**Records to use**
⟨
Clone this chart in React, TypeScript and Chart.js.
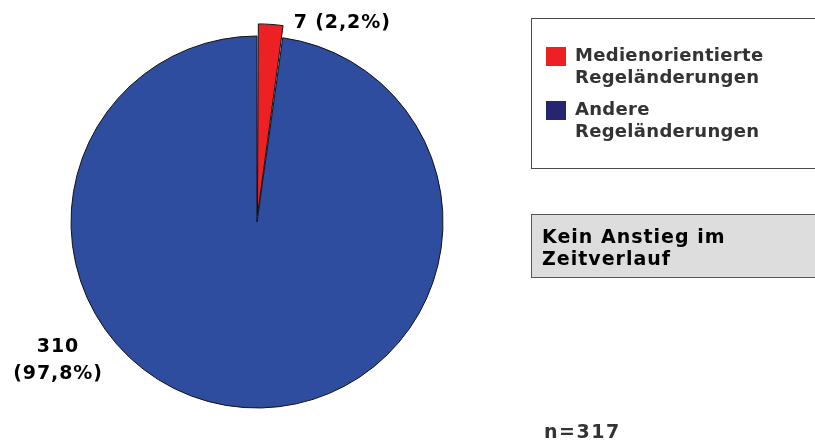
import React, { useEffect, useRef } from "react";
import { Chart, registerables } from "chart.js";

Chart.register(...registerables);

const categories = ["Medienorientierte Regeländerungen", "Andere Regeländerungen"];
const legendLines = [
  ["Medienorientierte", "Regeländerungen"],
  ["Andere", "Regeländerungen"],
];
const values = [7, 310];
const percentLabels = ["2,2%", "97,8%"];
const sliceColors = ["#ED2024", "#2E4D9E"];
const legendColors = ["#ED2024", "#262670"];
const sliceOffsets = [26, 0];
const noteLines = ["Kein Anstieg im", "Zeitverlauf"];
const sampleText = "n=317";

const FONT = '"DejaVu Sans", Verdana, sans-serif';

const overlayPlugin = {
  id: "overlay",
  afterDraw(chart: any) {
    const ctx = chart.ctx as CanvasRenderingContext2D;
    const meta = chart.getDatasetMeta(0);
    const arcs = meta.data as any[];
    ctx.save();

    // Pie labels
    const red = arcs[0];
    const blue = arcs[1];
    const cx = red.x;
    const cy = red.y;
    const r = red.outerRadius;
    const ea = red.endAngle;
    const mid = (red.startAngle + red.endAngle) / 2;
    const off = sliceOffsets[0] / 2;
    const px = cx + Math.cos(ea) * r + Math.cos(mid) * off;
    const py = cy + Math.sin(ea) * r + Math.sin(mid) * off;
    ctx.fillStyle = "#000";
    ctx.font = `bold 19px ${FONT}`;
    ctx.textAlign = "left";
    ctx.textBaseline = "alphabetic";
    (ctx as any).letterSpacing = "0.9px";
    ctx.fillText(`${values[0]} (${percentLabels[0]})`, px + 10, py + 3);

    ctx.textAlign = "center";
    const bx = blue.x - r * 1.07;
    const by = blue.y + r * 0.7;
    ctx.fillText(`${values[1]}`, bx, by);
    ctx.fillText(`(${percentLabels[1]})`, bx, by + 27);

    // Legend box
    ctx.lineWidth = 1;
    ctx.strokeStyle = "#4a4a4a";
    ctx.fillStyle = "#ffffff";
    ctx.fillRect(531, 18, 300, 151);
    ctx.strokeRect(531.5, 18.5, 300, 150);
    ctx.font = `bold 18px ${FONT}`;
    (ctx as any).letterSpacing = "0.3px";
    ctx.textAlign = "left";
    legendLines.forEach((lines, i) => {
      const top = 47 + i * 54;
      ctx.fillStyle = legendColors[i];
      ctx.fillRect(546, top, 20, 19);
      ctx.fillStyle = "#333333";
      lines.forEach((t, j) => {
        ctx.fillText(t, 575, top + 14 + j * 22);
      });
    });

    // Note box
    ctx.fillStyle = "#DDDDDD";
    ctx.fillRect(531, 214, 300, 64);
    ctx.strokeStyle = "#555555";
    ctx.strokeRect(531.5, 214.5, 300, 63);
    ctx.fillStyle = "#000000";
    ctx.font = `bold 19px ${FONT}`;
    (ctx as any).letterSpacing = "1px";
    noteLines.forEach((t, j) => {
      ctx.fillText(t, 542, 243 + j * 22);
    });

    // sample size
    ctx.fillStyle = "#333333";
    (ctx as any).letterSpacing = "1.5px";
    ctx.fillText(sampleText, 544, 438);

    ctx.restore();
  },
};

export default function App() {
  const canvasRef = useRef<HTMLCanvasElement | null>(null);

  useEffect(() => {
    document.body.style.margin = "0";
    const canvas = canvasRef.current;
    if (!canvas) return;
    const chart = new Chart(canvas, {
      type: "pie",
      data: {
        labels: categories,
        datasets: [
          {
            data: values,
            backgroundColor: sliceColors,
            borderColor: "#111111",
            borderWidth: 1,
            offset: sliceOffsets,
            hoverOffset: 0,
          } as any,
        ],
      },
      options: {
        animation: false,
        responsive: false,
        devicePixelRatio: 1,
        radius: 186,
        layout: { padding: { left: 0, right: 301, top: 2, bottom: 0 } },
        plugins: {
          legend: { display: false },
          tooltip: { enabled: false },
        },
        events: [],
      } as any,
      plugins: [overlayPlugin],
    });
    return () => chart.destroy();
  }, []);

  return (
    <div style={{ position: "fixed", left: 0, top: 0, width: 815, height: 442, background: "#fff" }}>
      <canvas ref={canvasRef} width={815} height={442} style={{ width: 815, height: 442 }} />
    </div>
  );
}
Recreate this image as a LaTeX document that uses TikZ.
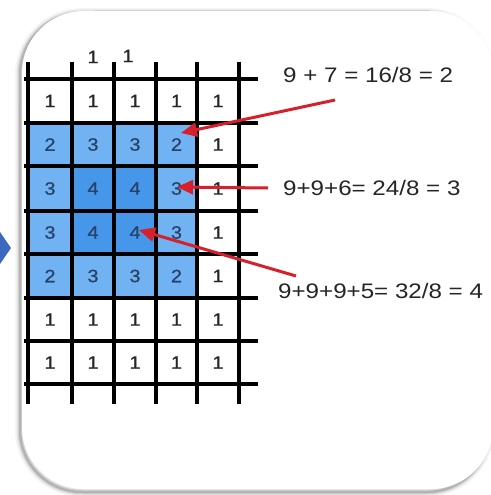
\documentclass[tikz,border=0pt]{standalone}
\usepackage{fontspec}
\setmainfont{Liberation Sans}
\newfontfamily\lab[FakeStretch=1.15]{Liberation Sans}
\newfontfamily\labb[FakeStretch=1.1,FakeBold=0.6]{Liberation Sans}
\usetikzlibrary{arrows.meta}
\definecolor{lightcell}{RGB}{112,178,242}
\definecolor{darkcell}{RGB}{70,150,234}
\definecolor{digitblue}{RGB}{38,66,104}
\definecolor{arrowred}{RGB}{214,32,44}
\definecolor{pointer}{RGB}{60,105,190}
\tikzset{
  gridline/.style={line width=3.4pt, black},
  cellnum/.style={font=\labb\fontsize{18}{18}\selectfont, text=black!85, inner sep=0pt},
  bluenum/.style={cellnum, text=digitblue},
  eqlabel/.style={font=\lab\fontsize{21}{21}\selectfont, text=black!85, anchor=west, inner sep=0pt},
  redarrow/.style={line width=3pt, draw=arrowred, -{Triangle[length=16pt,width=14pt]}},
  card/.style={fill=white, rounded corners=62pt}
}
\begin{document}
\begin{tikzpicture}[x=1pt,y=-1pt]
\useasboundingbox (0,0) rectangle (490,495);
% card shadow and card
\foreach \w/\o in {10/0.04,7/0.06,4.5/0.09,2.5/0.14}{
  \draw[line width=\w pt, black, opacity=\o, rounded corners=62pt] (20,13) rectangle (489,492);
}
\fill[card] (22,11) rectangle (493,489);
\draw[black!18, line width=1pt] (95,11) -- (430,11);
% pointer triangle
\fill[pointer] (0,232) -- (11,248) -- (0,264) -- cycle;
% cell fills
\def\X{{28,72,114,156,197,239}}
\def\Y{{79,123,166,211,254,298,341,384}}
\foreach \r/\c/\col in {2/1/lightcell,2/2/lightcell,2/3/lightcell,2/4/lightcell,
  3/1/lightcell,3/2/darkcell,3/3/darkcell,3/4/lightcell,
  4/1/lightcell,4/2/darkcell,4/3/darkcell,4/4/lightcell,
  5/1/lightcell,5/2/lightcell,5/3/lightcell,5/4/lightcell}{
  \pgfmathsetmacro{\xa}{\X[\c-1]}\pgfmathsetmacro{\xb}{\X[\c]}
  \pgfmathsetmacro{\ya}{\Y[\r-1]}\pgfmathsetmacro{\yb}{\Y[\r]}
  \fill[\col] (\xa,\ya) rectangle (\xb,\yb);
}
% grid lines
\foreach \x in {28,72,114,156,197,239}{\draw[gridline] (\x,62) -- (\x,404);}
\foreach \y in {79,123,166,211,254,298,341,384}{\draw[gridline] (24,\y) -- (258,\y);}
% header ones
\node[cellnum] (h1) at (93,57) {1};
\node[cellnum] (h2) at (128,56) {1};
% cell numbers
\foreach \r/\row in {1/{1,1,1,1,1},2/{2,3,3,2,1},3/{3,4,4,3,1},4/{3,4,4,3,1},5/{2,3,3,2,1},6/{1,1,1,1,1},7/{1,1,1,1,1}}{
  \foreach \v [count=\c] in \row{
    \pgfmathsetmacro{\xa}{\X[\c-1]}\pgfmathsetmacro{\xb}{\X[\c]}
    \pgfmathsetmacro{\ya}{\Y[\r-1]}\pgfmathsetmacro{\yb}{\Y[\r]}
    \pgfmathsetmacro{\xm}{(\xa+\xb)/2}
    \pgfmathsetmacro{\ym}{(\ya+\yb)/2}
    \pgfmathtruncatemacro{\isblue}{(\c<5)&&(\r>1)&&(\r<6)}
    \ifnum\isblue=1
      \node[bluenum] (c\r\c) at (\xm,\ym) {\v};
    \else
      \node[cellnum] (c\r\c) at (\xm,\ym) {\v};
    \fi
  }
}
% labels
\node[eqlabel] (eq1) at (283,75) {9 + 7 = 16/8 = 2};
\node[eqlabel] (eq2) at (283,188) {9+9+6= 24/8 = 3};
\node[eqlabel] (eq3) at (278,291) {9+9+9+5= 32/8 = 4};
% arrows
\coordinate (s1) at (335,100);
\coordinate (t1) at (181,133);
\coordinate (s2) at (268,188);
\coordinate (t2) at (177,187);
\coordinate (s3) at (296,276);
\coordinate (t3) at (139,230);
\draw[redarrow] (s1) -- (t1);
\draw[redarrow] (s2) -- (t2);
\draw[redarrow] (s3) -- (t3);
\end{tikzpicture}
\end{document}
⟩
**The task**
Repeat only the lines between the start of the data and the line with "ctx.save();", including those two lines, and skip the pictures.

**Response to the task**
Clone this chart in React, TypeScript and Chart.js.
import React, { useEffect, useRef } from "react";
import { Chart, registerables } from "chart.js";

Chart.register(...registerables);

const categories = ["Medienorientierte Regeländerungen", "Andere Regeländerungen"];
const legendLines = [
  ["Medienorientierte", "Regeländerungen"],
  ["Andere", "Regeländerungen"],
];
const values = [7, 310];
const percentLabels = ["2,2%", "97,8%"];
const sliceColors = ["#ED2024", "#2E4D9E"];
const legendColors = ["#ED2024", "#262670"];
const sliceOffsets = [26, 0];
const noteLines = ["Kein Anstieg im", "Zeitverlauf"];
const sampleText = "n=317";

const FONT = '"DejaVu Sans", Verdana, sans-serif';

const overlayPlugin = {
  id: "overlay",
  afterDraw(chart: any) {
    const ctx = chart.ctx as CanvasRenderingContext2D;
    const meta = chart.getDatasetMeta(0);
    const arcs = meta.data as any[];
    ctx.save();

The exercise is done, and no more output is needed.